Foreign key relationships: Group tables that are related to the same entity
Transactional relationships: Group tables that are updated in the same transaction

These groups of related tables are indications of candidate DDD aggregates. A good candidate is when the tables of the group are tightly coupled within the group but have few relationships with other tables.

Candidate contexts identified and extracted from data analysis

This is such a good strategy, that the largest chapter of the "Monolith to Microservices" book by Sam Newmann focuses explicitly on patterns for managing data handling.

The identified contexts can then be extracted (code and data together) using variations of the "Strangler Pattern", to create the replacement independent components.

Coexistence architecture

While on the front-end and application components, the strangler pattern can be applied using HTTP proxy/routing techniques to dynamically replace sections of the application, the need of seeing consistent data requires other techniques.
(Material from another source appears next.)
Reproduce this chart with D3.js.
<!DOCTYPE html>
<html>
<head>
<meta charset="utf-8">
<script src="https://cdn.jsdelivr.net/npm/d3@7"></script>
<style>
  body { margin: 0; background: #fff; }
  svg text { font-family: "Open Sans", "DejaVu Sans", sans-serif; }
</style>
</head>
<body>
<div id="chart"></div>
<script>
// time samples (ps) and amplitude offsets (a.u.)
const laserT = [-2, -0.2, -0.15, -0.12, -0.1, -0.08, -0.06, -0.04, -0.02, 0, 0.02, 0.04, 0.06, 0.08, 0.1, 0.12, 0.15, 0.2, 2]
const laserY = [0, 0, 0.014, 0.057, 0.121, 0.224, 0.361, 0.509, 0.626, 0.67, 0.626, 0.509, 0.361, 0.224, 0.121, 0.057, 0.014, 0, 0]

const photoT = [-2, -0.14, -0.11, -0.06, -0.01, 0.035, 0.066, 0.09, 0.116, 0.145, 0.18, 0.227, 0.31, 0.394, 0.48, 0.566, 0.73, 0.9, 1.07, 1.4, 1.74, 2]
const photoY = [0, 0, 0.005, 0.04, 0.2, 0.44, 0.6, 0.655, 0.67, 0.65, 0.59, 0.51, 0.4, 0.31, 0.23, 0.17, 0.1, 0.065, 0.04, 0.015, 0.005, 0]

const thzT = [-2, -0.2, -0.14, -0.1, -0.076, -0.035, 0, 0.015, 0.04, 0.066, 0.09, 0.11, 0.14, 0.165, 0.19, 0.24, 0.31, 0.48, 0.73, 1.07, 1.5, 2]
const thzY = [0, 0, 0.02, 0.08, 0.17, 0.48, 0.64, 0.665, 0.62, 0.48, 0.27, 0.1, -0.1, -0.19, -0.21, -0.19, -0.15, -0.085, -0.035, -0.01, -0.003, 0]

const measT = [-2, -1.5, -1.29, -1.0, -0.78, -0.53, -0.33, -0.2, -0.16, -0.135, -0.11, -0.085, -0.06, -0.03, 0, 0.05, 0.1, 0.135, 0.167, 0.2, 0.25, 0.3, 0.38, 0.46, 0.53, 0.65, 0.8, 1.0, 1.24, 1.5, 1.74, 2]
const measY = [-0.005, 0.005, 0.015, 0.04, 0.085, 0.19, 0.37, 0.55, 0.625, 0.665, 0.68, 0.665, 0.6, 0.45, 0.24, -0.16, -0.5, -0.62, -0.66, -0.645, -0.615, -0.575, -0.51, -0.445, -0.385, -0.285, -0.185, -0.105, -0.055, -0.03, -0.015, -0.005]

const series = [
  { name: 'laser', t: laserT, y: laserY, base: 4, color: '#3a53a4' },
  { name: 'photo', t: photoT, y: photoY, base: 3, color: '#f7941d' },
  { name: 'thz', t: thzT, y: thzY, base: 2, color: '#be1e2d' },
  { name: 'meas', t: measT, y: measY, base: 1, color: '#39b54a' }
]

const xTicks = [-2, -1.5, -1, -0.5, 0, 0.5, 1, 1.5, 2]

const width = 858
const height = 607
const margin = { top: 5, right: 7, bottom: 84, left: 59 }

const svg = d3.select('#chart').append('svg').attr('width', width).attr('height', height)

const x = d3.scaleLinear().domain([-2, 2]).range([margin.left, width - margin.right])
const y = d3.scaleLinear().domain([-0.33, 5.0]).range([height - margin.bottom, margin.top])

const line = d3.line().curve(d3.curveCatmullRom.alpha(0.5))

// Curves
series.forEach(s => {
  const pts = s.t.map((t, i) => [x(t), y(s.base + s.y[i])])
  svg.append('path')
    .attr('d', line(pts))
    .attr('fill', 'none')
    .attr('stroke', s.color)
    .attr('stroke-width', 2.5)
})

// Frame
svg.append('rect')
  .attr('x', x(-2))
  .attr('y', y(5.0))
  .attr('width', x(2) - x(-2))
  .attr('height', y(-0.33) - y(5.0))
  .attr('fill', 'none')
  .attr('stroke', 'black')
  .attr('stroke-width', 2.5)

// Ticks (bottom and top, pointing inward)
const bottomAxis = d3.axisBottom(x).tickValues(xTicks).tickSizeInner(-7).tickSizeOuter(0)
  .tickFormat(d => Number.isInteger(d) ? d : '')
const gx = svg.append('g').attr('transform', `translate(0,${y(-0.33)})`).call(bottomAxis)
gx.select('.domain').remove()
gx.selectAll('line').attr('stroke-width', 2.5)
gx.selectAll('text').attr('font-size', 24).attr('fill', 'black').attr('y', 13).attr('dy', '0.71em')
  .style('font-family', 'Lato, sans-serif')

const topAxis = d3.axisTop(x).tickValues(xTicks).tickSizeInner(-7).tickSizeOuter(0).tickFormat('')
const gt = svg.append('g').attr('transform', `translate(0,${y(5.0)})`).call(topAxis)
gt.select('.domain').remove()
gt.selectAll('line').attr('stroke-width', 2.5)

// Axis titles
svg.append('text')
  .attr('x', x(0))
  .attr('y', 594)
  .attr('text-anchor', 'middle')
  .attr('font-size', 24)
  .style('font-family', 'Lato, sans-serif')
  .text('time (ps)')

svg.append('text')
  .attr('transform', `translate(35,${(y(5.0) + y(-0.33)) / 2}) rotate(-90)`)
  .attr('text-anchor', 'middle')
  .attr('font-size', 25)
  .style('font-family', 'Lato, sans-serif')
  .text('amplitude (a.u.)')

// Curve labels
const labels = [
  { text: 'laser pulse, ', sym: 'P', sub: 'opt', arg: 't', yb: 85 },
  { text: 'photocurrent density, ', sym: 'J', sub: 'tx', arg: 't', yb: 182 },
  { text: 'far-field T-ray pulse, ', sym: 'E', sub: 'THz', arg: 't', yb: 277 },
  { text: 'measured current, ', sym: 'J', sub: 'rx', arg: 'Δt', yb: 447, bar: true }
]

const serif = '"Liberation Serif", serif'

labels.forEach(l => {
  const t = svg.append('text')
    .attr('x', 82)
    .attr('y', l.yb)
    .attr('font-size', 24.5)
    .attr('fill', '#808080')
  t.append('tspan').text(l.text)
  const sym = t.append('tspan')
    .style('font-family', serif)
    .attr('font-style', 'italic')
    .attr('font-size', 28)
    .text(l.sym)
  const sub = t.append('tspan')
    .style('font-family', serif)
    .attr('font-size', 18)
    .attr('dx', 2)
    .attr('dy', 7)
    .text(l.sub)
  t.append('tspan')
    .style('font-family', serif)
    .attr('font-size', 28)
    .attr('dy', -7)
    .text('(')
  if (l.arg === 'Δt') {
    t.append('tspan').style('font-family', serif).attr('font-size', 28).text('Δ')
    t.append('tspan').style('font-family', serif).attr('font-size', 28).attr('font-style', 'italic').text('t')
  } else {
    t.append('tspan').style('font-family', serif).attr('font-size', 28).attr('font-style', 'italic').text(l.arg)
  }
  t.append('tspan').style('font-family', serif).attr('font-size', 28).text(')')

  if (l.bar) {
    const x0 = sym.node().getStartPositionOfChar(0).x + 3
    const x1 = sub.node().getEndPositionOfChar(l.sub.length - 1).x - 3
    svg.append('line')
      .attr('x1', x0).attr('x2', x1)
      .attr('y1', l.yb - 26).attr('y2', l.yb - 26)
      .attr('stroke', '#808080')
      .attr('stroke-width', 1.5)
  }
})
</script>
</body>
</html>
Rolling out a modernized application is rarely a big-bang event, with instead long periods of parallel deployment and testing of the mission-critical applications. This "coexistence" need requires a suitable architecture and in IBM we have a reference cookbook that provides some key fundamental patterns.

IBM Coexistence architecture - data transition patterns

These patterns help in moving out the data and managing the transition in either direction:

Current to Modernized
Modernized to Current

Let's have a look at these patterns, focusing on the Current to Modernized direction.

Change Data Capture

Current systems events are discovered by consuming changes in the system's existing artifacts (typically database files and/or data sources). This pattern is used when changes to Current Programs are not affordable or strategically desirable, but in this case, additional effort must usually be spent to adapt the event for the destination systems with on-demand transformations that often duplicate existing legacy logic.
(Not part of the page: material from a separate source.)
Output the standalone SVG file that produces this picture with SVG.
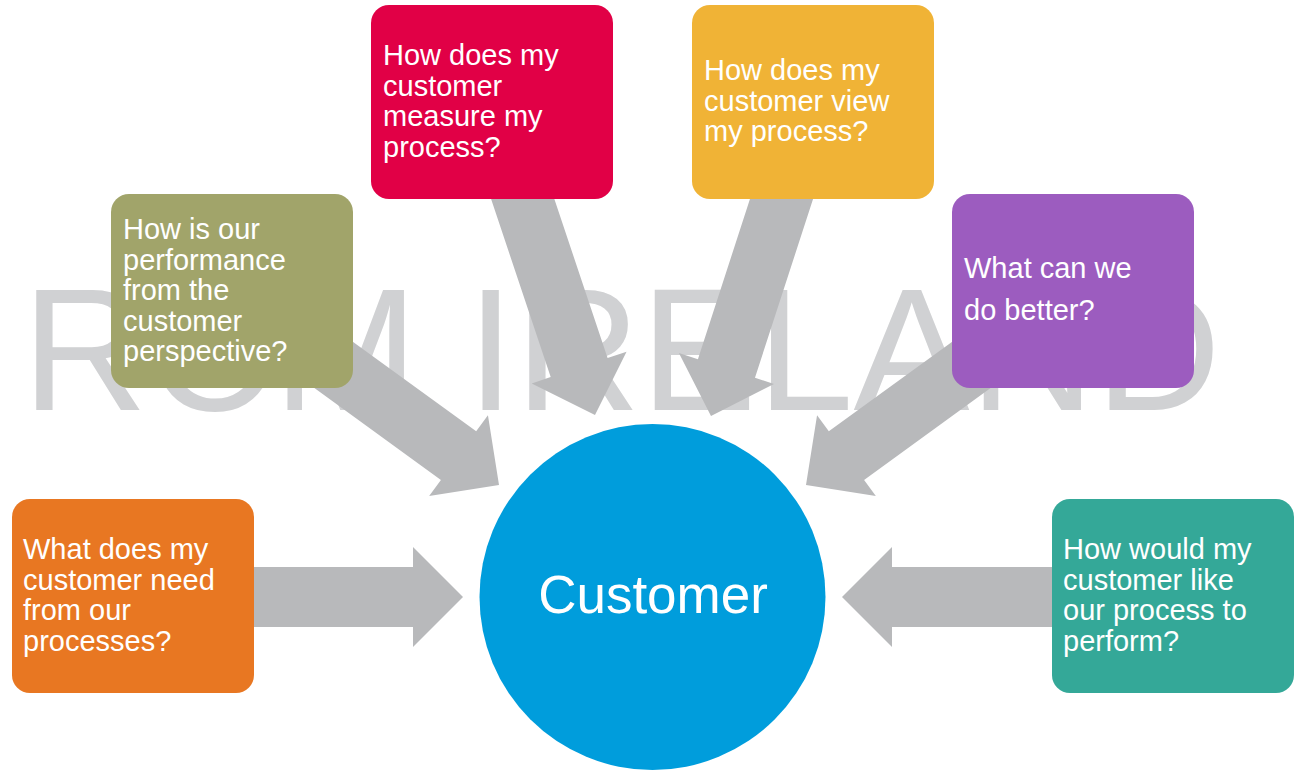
<svg xmlns="http://www.w3.org/2000/svg" width="1294" height="770" viewBox="0 0 1294 770">
  <defs>
    <style>
      .wm { font-family: "Liberation Sans", Arial, sans-serif; font-size: 174px; fill: #D0D1D3; }
      .arrow { fill: #B8B9BB; }
      .box text { font-family: "Liberation Sans", Arial, sans-serif; font-size: 29px; fill: #FFFFFF; }
      .center-label { font-family: "Liberation Sans", Arial, sans-serif; font-size: 53px; fill: #FFFFFF; }
    </style>
  </defs>
  <rect x="0" y="0" width="1294" height="770" fill="#FFFFFF"/>

  <text class="wm" x="22" y="410">RCM IRELAND</text>

  <g id="connectors">
    <path class="arrow" transform="translate(463,597)" d="M0,0 L-50,-50 L-50,-30 L-213,-30 L-213,30 L-50,30 L-50,50 Z"/>
    <path class="arrow" transform="translate(842,597) rotate(180)" d="M0,0 L-50,-50 L-50,-30 L-215,-30 L-215,30 L-50,30 L-50,50 Z"/>
    <path class="arrow" transform="translate(499,485) rotate(36)" d="M0,0 L-50,-50 L-50,-30 L-220,-30 L-220,30 L-50,30 L-50,50 Z"/>
    <path class="arrow" transform="translate(806,485) rotate(144)" d="M0,0 L-50,-50 L-50,-30 L-220,-30 L-220,30 L-50,30 L-50,50 Z"/>
    <path class="arrow" transform="translate(595,415) rotate(71.5)" d="M0,0 L-50,-50 L-50,-30 L-280,-30 L-280,30 L-50,30 L-50,50 Z"/>
    <path class="arrow" transform="translate(711,416) rotate(108)" d="M0,0 L-50,-50 L-50,-30 L-280,-30 L-280,30 L-50,30 L-50,50 Z"/>
  </g>

  <g id="node-need" class="box">
    <rect x="12" y="499" width="242" height="194" rx="18" fill="#E87722"/>
    <text x="23" y="559">What does my</text>
    <text x="23" y="589.5">customer need</text>
    <text x="23" y="620">from our</text>
    <text x="23" y="650.5">processes?</text>
  </g>

  <g id="node-performance" class="box">
    <rect x="111" y="194" width="242" height="194" rx="18" fill="#A1A46A"/>
    <text x="123" y="239">How is our</text>
    <text x="123" y="269.5">performance</text>
    <text x="123" y="300">from the</text>
    <text x="123" y="330.5">customer</text>
    <text x="123" y="361">perspective?</text>
  </g>

  <g id="node-measure" class="box">
    <rect x="371" y="5" width="242" height="194" rx="18" fill="#E10046"/>
    <text x="383" y="65">How does my</text>
    <text x="383" y="95.5">customer</text>
    <text x="383" y="126">measure my</text>
    <text x="383" y="156.5">process?</text>
  </g>

  <g id="node-view" class="box">
    <rect x="692" y="5" width="242" height="194" rx="18" fill="#F0B336"/>
    <text x="704" y="80">How does my</text>
    <text x="704" y="110.5">customer view</text>
    <text x="704" y="141">my process?</text>
  </g>

  <g id="node-better" class="box">
    <rect x="952" y="194" width="242" height="194" rx="18" fill="#9C5CBF"/>
    <text x="964" y="278">What can we</text>
    <text x="964" y="320">do better?</text>
  </g>

  <g id="node-like" class="box">
    <rect x="1052" y="499" width="242" height="194" rx="18" fill="#34A898"/>
    <text x="1063" y="559">How would my</text>
    <text x="1063" y="589.5">customer like</text>
    <text x="1063" y="620">our process to</text>
    <text x="1063" y="650.5">perform?</text>
  </g>

  <g id="node-customer">
    <circle cx="652.5" cy="597" r="173" fill="#009DDC"/>
    <text class="center-label" x="653" y="613" text-anchor="middle">Customer</text>
  </g>
</svg>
Key tools for implementing this pattern are:

IBM® IBM Change Data Capture (CDC Replication)
Oracle GoldenGate
Debezium, for an open source CDC

Pro	Cons
No changes to Current systems are needed Limited performance impact on Current systems Near real-time capture of events	A High volume of fine-grained and "noise" events Multiple sources might need to be aggregated to form a business event Complex data transformation might be needed to match the destination data model

Application Event Streaming

This Pattern is used to replicate the Current system application's state, through application changes to expose all business events to an event stream(s). Events are sourced to destination systems with on-demand transformation (usually limited to adapting model schemas, but not replicating business logic).
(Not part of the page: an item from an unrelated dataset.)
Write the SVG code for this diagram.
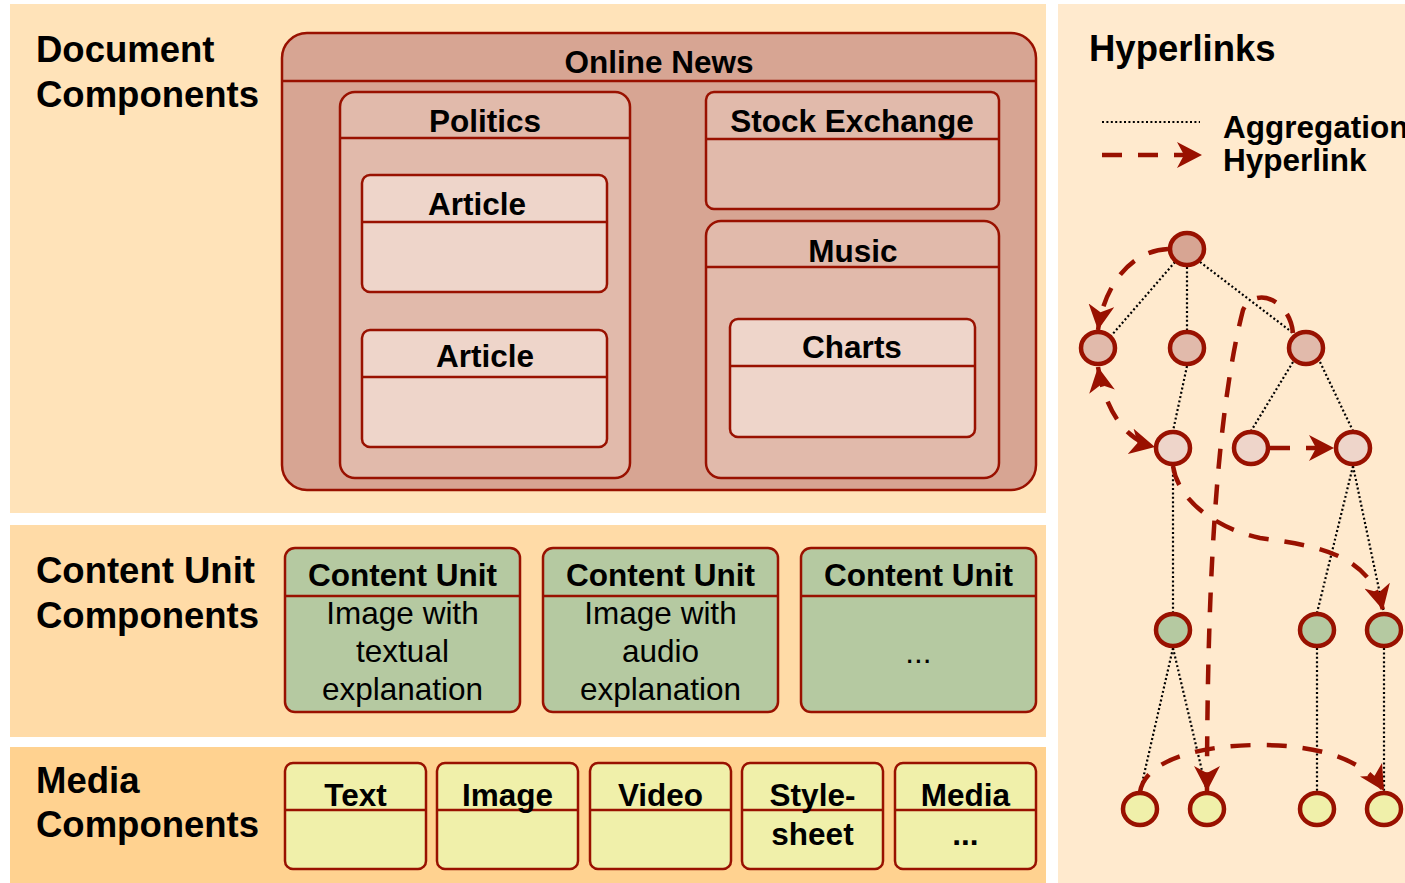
<svg xmlns="http://www.w3.org/2000/svg" width="1405" height="883" viewBox="0 0 1405 883">
  <defs>
    <style>
      .lbl { font-family: "Liberation Sans", Arial, sans-serif; fill: #000; }
      .title { font-size: 36.5px; font-weight: bold; }
      .head { font-size: 31.5px; font-weight: bold; text-anchor: middle; }
      .body { font-size: 31.5px; text-anchor: middle; }
      .legend { font-size: 31.5px; font-weight: bold; }
      .box { stroke: #991100; stroke-width: 2.5; }
      .sep { stroke: #991100; stroke-width: 2.5; fill: none; }
      .news { fill: #D7A593; }
      .section { fill: #E1BAAB; }
      .item { fill: #EED5CA; }
      .unit { fill: #B5C9A1; }
      .media { fill: #F0F0AA; }
      .agg { stroke: #000; stroke-width: 2.2; stroke-dasharray: 2 2.4; fill: none; }
      .link { stroke: #991100; stroke-width: 4.5; stroke-dasharray: 20 16; fill: none; }
      .node { stroke: #991100; stroke-width: 4.5; }
    </style>
    <marker id="arrow" markerUnits="userSpaceOnUse" markerWidth="26" markerHeight="26" viewBox="0 0 26 26" refX="25" refY="13" orient="auto-start-reverse">
      <path d="M25,13 L0,0 L7,13 L0,26 Z" fill="#991100"/>
    </marker>
  </defs>

  <rect width="1405" height="883" fill="#FFFFFF"/>

  <!-- background bands -->
  <g id="bands">
    <rect x="10" y="4" width="1036" height="509" fill="#FFE3B9"/>
    <rect x="10" y="525" width="1036" height="212" fill="#FFDBA7"/>
    <rect x="10" y="747" width="1036" height="136" fill="#FFD290"/>
    <rect x="1058" y="4" width="347" height="879" fill="#FFEACE"/>
  </g>

  <!-- band titles -->
  <g id="titles" class="lbl title">
    <text x="36" y="62">Document</text>
    <text x="36" y="107">Components</text>
    <text x="36" y="583">Content Unit</text>
    <text x="36" y="628">Components</text>
    <text x="36" y="793">Media</text>
    <text x="36" y="837">Components</text>
    <text x="1089" y="61">Hyperlinks</text>
  </g>

  <!-- document components -->
  <g id="online-news">
    <rect class="box news" x="282" y="33" width="754" height="457" rx="25"/>
    <line class="sep" x1="282" y1="81" x2="1036" y2="81"/>
    <text class="lbl head" x="659" y="73">Online News</text>
  </g>
  <g id="politics">
    <rect class="box section" x="340" y="92" width="290" height="386" rx="15"/>
    <line class="sep" x1="340" y1="138" x2="630" y2="138"/>
    <text class="lbl head" x="485" y="132">Politics</text>
  </g>
  <g id="article-1">
    <rect class="box item" x="362" y="175" width="245" height="117" rx="8"/>
    <line class="sep" x1="362" y1="222" x2="607" y2="222"/>
    <text class="lbl head" x="477" y="215">Article</text>
  </g>
  <g id="article-2">
    <rect class="box item" x="362" y="330" width="245" height="117" rx="8"/>
    <line class="sep" x1="362" y1="377" x2="607" y2="377"/>
    <text class="lbl head" x="485" y="367">Article</text>
  </g>
  <g id="stock-exchange">
    <rect class="box section" x="706" y="92" width="293" height="117" rx="8"/>
    <line class="sep" x1="706" y1="139" x2="999" y2="139"/>
    <text class="lbl head" x="852" y="132">Stock Exchange</text>
  </g>
  <g id="music">
    <rect class="box section" x="706" y="221" width="293" height="257" rx="15"/>
    <line class="sep" x1="706" y1="267" x2="999" y2="267"/>
    <text class="lbl head" x="853" y="262">Music</text>
  </g>
  <g id="charts">
    <rect class="box item" x="730" y="319" width="245" height="118" rx="8"/>
    <line class="sep" x1="730" y1="366" x2="975" y2="366"/>
    <text class="lbl head" x="852" y="358">Charts</text>
  </g>

  <!-- content units -->
  <g id="unit-text-image">
    <rect class="box unit" x="285" y="548" width="235" height="164" rx="10"/>
    <line class="sep" x1="285" y1="596" x2="520" y2="596"/>
    <text class="lbl head" x="402.5" y="586">Content Unit</text>
    <text class="lbl body" x="402.5" y="624">Image with</text>
    <text class="lbl body" x="402.5" y="662">textual</text>
    <text class="lbl body" x="402.5" y="700">explanation</text>
  </g>
  <g id="unit-audio-image">
    <rect class="box unit" x="543" y="548" width="235" height="164" rx="10"/>
    <line class="sep" x1="543" y1="596" x2="778" y2="596"/>
    <text class="lbl head" x="660.5" y="586">Content Unit</text>
    <text class="lbl body" x="660.5" y="624">Image with</text>
    <text class="lbl body" x="660.5" y="662">audio</text>
    <text class="lbl body" x="660.5" y="700">explanation</text>
  </g>
  <g id="unit-more">
    <rect class="box unit" x="801" y="548" width="235" height="164" rx="10"/>
    <line class="sep" x1="801" y1="596" x2="1036" y2="596"/>
    <text class="lbl head" x="918.5" y="586">Content Unit</text>
    <text class="lbl body" x="918.5" y="663">...</text>
  </g>

  <!-- media -->
  <g id="media-text">
    <rect class="box media" x="285" y="763" width="141" height="106" rx="8"/>
    <line class="sep" x1="285" y1="810" x2="426" y2="810"/>
    <text class="lbl head" x="355.5" y="806">Text</text>
  </g>
  <g id="media-image">
    <rect class="box media" x="437" y="763" width="141" height="106" rx="8"/>
    <line class="sep" x1="437" y1="810" x2="578" y2="810"/>
    <text class="lbl head" x="507.5" y="806">Image</text>
  </g>
  <g id="media-video">
    <rect class="box media" x="590" y="763" width="141" height="106" rx="8"/>
    <line class="sep" x1="590" y1="810" x2="731" y2="810"/>
    <text class="lbl head" x="660.5" y="806">Video</text>
  </g>
  <g id="media-stylesheet">
    <rect class="box media" x="742" y="763" width="141" height="106" rx="8"/>
    <line class="sep" x1="742" y1="810" x2="883" y2="810"/>
    <text class="lbl head" x="812.5" y="806">Style-</text>
    <text class="lbl head" x="812.5" y="845">sheet</text>
  </g>
  <g id="media-more">
    <rect class="box media" x="895" y="763" width="141" height="106" rx="8"/>
    <line class="sep" x1="895" y1="810" x2="1036" y2="810"/>
    <text class="lbl head" x="965.5" y="806">Media</text>
    <text class="lbl head" x="965.5" y="845">...</text>
  </g>

  <!-- legend -->
  <g id="legend">
    <line class="agg" x1="1102" y1="122" x2="1200" y2="122"/>
    <path class="link" d="M1102,155 L1202,155" marker-end="url(#arrow)"/>
    <text class="lbl legend" x="1223" y="138">Aggregation</text>
    <text class="lbl legend" x="1223" y="171">Hyperlink</text>
  </g>

  <!-- connectors: aggregation (dotted) and hyperlinks (dashed) -->
  <g id="connectors">
    <line class="agg" x1="1175" y1="262" x2="1111" y2="336"/>
    <line class="agg" x1="1187" y1="267" x2="1187" y2="331"/>
    <line class="agg" x1="1200" y1="262" x2="1293" y2="333"/>
    <line class="agg" x1="1187" y1="366" x2="1173" y2="431"/>
    <line class="agg" x1="1293" y1="362" x2="1251" y2="431"/>
    <line class="agg" x1="1320" y1="362" x2="1353" y2="431"/>
    <line class="agg" x1="1173" y1="466" x2="1173" y2="613"/>
    <line class="agg" x1="1353" y1="466" x2="1317" y2="613"/>
    <line class="agg" x1="1353" y1="466" x2="1384" y2="613"/>
    <line class="agg" x1="1173" y1="648" x2="1140" y2="792"/>
    <line class="agg" x1="1173" y1="648" x2="1207" y2="792"/>
    <line class="agg" x1="1317" y1="648" x2="1317" y2="792"/>
    <line class="agg" x1="1384" y1="648" x2="1384" y2="792"/>

    <path class="link" d="M1168,249 C1135,250 1105,280 1098,330" marker-end="url(#arrow)"/>
    <path class="link" d="M1098,367 C1105,410 1125,440 1155,447" marker-start="url(#arrow)" marker-end="url(#arrow)"/>
    <path class="link" d="M1270,448 L1334,448" marker-end="url(#arrow)"/>
    <path class="link" d="M1173,466 C1178,500 1215,528 1260,538 C1320,546 1370,555 1383,610" marker-end="url(#arrow)"/>
    <path class="link" d="M1293,333 C1290,300 1255,285 1243,310 C1220,400 1207,550 1207,791" marker-end="url(#arrow)"/>
    <path class="link" d="M1140,792 C1145,760 1200,745 1260,745 C1320,745 1365,760 1384,791" marker-end="url(#arrow)"/>
  </g>

  <!-- hyperlink graph nodes -->
  <g id="n-root"><ellipse class="node news" cx="1187" cy="249" rx="17" ry="16"/></g>
  <g id="n-a"><ellipse class="node section" cx="1098" cy="348" rx="17" ry="16"/></g>
  <g id="n-b"><ellipse class="node section" cx="1187" cy="348" rx="17" ry="16"/></g>
  <g id="n-c"><ellipse class="node section" cx="1306" cy="348" rx="17" ry="16"/></g>
  <g id="n-b1"><ellipse class="node item" cx="1173" cy="448" rx="17" ry="16"/></g>
  <g id="n-c1"><ellipse class="node item" cx="1251" cy="448" rx="17" ry="16"/></g>
  <g id="n-c2"><ellipse class="node item" cx="1353" cy="448" rx="17" ry="16"/></g>
  <g id="n-u1"><ellipse class="node unit" cx="1173" cy="630" rx="17" ry="16"/></g>
  <g id="n-u2"><ellipse class="node unit" cx="1317" cy="630" rx="17" ry="16"/></g>
  <g id="n-u3"><ellipse class="node unit" cx="1384" cy="630" rx="17" ry="16"/></g>
  <g id="n-m1"><ellipse class="node media" cx="1140" cy="809" rx="17" ry="16"/></g>
  <g id="n-m2"><ellipse class="node media" cx="1207" cy="809" rx="17" ry="16"/></g>
  <g id="n-m3"><ellipse class="node media" cx="1317" cy="809" rx="17" ry="16"/></g>
  <g id="n-m4"><ellipse class="node media" cx="1384" cy="809" rx="17" ry="16"/></g>
</svg>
Events are exposed after the business operation is completed to avoid phantom events. To support this it's advised to use a message-passing middleware with transactional guarantees (either local transaction or exactly-once/at-least-once guarantees). Such middleware can be:

Queue-based systems (JMS, IBM MQ, etc...)
Topic/Partition based (Kafka)

Further articles in this series will go more in-depth on events/messaging.

Pro	Cons
Real-time business event discovery No coupling with the destination solution Possibility to define events in a new domain structure, reducing the need for transformation	Requires changes to Current Applications Complex business logic in the Current application might require aggregation of multiple business events (i.e. compensation of failed transactions) Implementing complex business logic might impact Current application performance

Filtering & Transformation engine

This pattern is used to reduce event streams relevant events by applying transformation and filtering rules and caching processed events

Filtering rules are used to:

Drop irrelevant events (i.e. CDC sends everything)
Route to different/multiple event destinations

Event cache is used to:

Filter out duplicate events (i.e. multiple sources)
Guaranteed idempotent retries of event transformations
Aggregate low-level events

Transformation can become complex both in CDC and Event Streaming scenarios, especially if transformations need to duplicate the business logic of the Current system. EAI pattern-aware tools such as Camel/Fuse are particularly useful for these kinds of transformations.

Pro	Cons
Transformation logic is decoupled from the event source If co-located with the source, reduces the transferred data amount and can use source data for correlation If co-located with the destination, employs modernized tools and platform capabilities	High effort for implementing error handling and compensation in case of missing events Adds extra latency for low-level events aggregation Complexity and latency worst cases when implementing event correlation

Choosing an approach

Ultimately, CDC is not a silver bullet for modernizing systems. All these patterns are tools for modernizing applications, each with its own strengths and complexity, and each, in the wrong context, can become an anti-pattern.

Strategic approaches in application modernization

We need to choose the right balance of complexity based on the solution we want to address. As a criterion for this Litmus test, I would use the target envisioned architecture, that can either completely replace the old system or partially reuse it:

Replace: The old system no longer has strategic value, so the goal is moving out of legacy and transitioning completely to a new solution. In this scenario, CDC with Filtering and Transformation logic eases the transition to the new data model, with the goal of removing these steps with duplicated logic as soon as the transition is complete. This scenario would fit better with a monodirectional data flow.
Coexist: The old system still has strategic value, so the goal is to get back ownership of the old legacy application and integrate it with the new components. In this scenario, Event Streaming will work best at decoupling the systems and replication data based on a shared semantical model, but CDC might still be effectively used if the two data models do not require significant transformation logic to be maintained. It's also a more appropriate target solution for bidirectional data flows.

Especially with the second approach, It would be better to avoid a 2-speed architecture organizational model, but rather have the legacy application teams included in the overall IT process, to foster an effective Agile/DevSecOps environment in maintaining the two systems and their data flows.